Based on these results we can successfully reject $H_0: \beta=0$ based on the key sentiment disagreement features like MAD 7 day, GAP 7 day, and lagged IQR. It is clear that higher sentiment disagreement is associated, and predicts higher next-day bitcoin price instability in our regression models. Therefore, this is a strong predictive evidence, but this is not a definitive causality proof.

Future Work#

Stronger volatility baselines: Replace AR(1) with HAR-RV to test whether sentiment disagreement adds predictive power beyond standard volatility models.
Richer polarization measures: Go beyond dispersion (MAD, IQR) by modeling sentiment bimodality, entropy, and extreme-sentiment mass.

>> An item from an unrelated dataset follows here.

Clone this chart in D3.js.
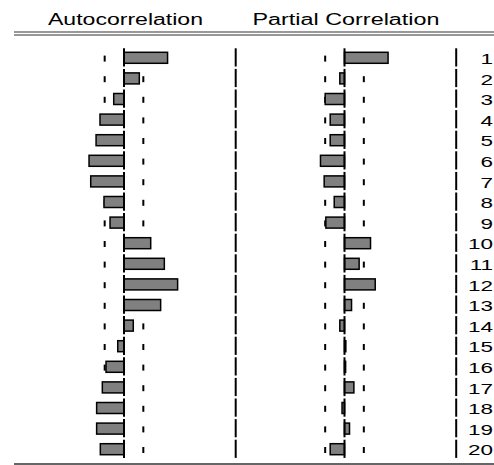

Risk decomposition: Study whether disagreement predicts downside volatility, jumps, or crash-risk rather than smooth price variation.
Economic relevance: Integrate volatility forecasts into volatility-targeting or risk-management strategies to assess real trading value.
Robustness & generalization: Extend to longer time periods and other crypto assets (e.g., ETH) to test stability across regimes.